Instruction: Find the lines with the string "that" and return them.

Stored rows start

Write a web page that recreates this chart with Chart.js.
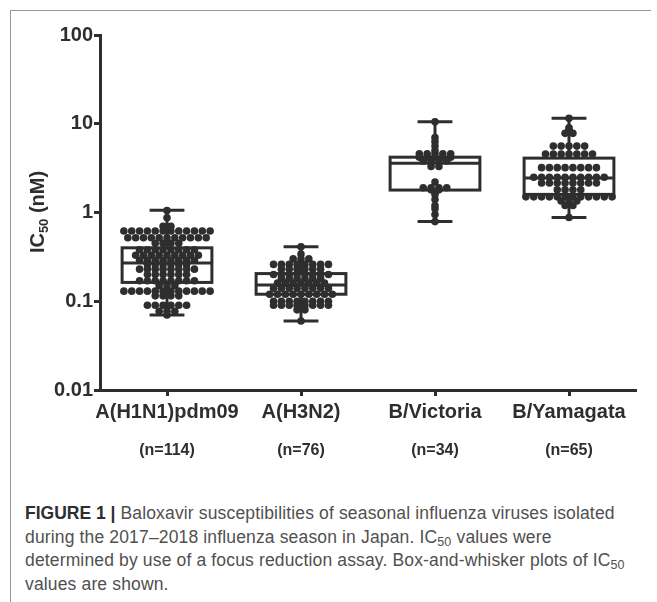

Stored rows end
Stored rows start

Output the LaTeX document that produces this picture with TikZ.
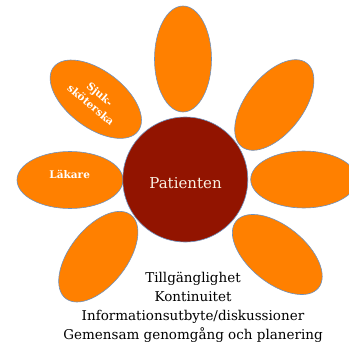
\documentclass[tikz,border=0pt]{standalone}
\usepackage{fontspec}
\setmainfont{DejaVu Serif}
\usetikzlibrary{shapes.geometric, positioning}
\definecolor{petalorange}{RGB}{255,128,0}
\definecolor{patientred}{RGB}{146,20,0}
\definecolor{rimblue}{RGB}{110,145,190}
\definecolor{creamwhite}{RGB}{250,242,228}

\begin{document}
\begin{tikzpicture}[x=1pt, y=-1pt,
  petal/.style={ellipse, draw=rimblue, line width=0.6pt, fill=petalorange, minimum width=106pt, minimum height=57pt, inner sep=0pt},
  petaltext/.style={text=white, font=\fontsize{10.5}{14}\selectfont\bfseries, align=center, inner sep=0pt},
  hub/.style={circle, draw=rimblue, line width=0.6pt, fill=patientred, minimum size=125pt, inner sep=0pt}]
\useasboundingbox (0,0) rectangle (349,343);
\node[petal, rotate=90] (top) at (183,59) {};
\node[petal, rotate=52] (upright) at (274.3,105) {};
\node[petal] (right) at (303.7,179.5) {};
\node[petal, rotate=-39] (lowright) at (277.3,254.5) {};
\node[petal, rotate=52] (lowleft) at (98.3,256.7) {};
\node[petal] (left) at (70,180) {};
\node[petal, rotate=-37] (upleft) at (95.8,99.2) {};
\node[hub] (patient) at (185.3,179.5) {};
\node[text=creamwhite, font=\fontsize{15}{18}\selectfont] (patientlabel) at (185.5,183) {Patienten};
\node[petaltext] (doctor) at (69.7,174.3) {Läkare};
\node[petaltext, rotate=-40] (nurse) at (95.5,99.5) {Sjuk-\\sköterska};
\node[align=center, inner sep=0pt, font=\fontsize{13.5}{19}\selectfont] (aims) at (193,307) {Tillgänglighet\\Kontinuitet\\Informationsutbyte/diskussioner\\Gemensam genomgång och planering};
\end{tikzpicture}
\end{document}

Stored rows end

Task answer:
Write a web page that recreates this chart with Chart.js.
Output the LaTeX document that produces this picture with TikZ.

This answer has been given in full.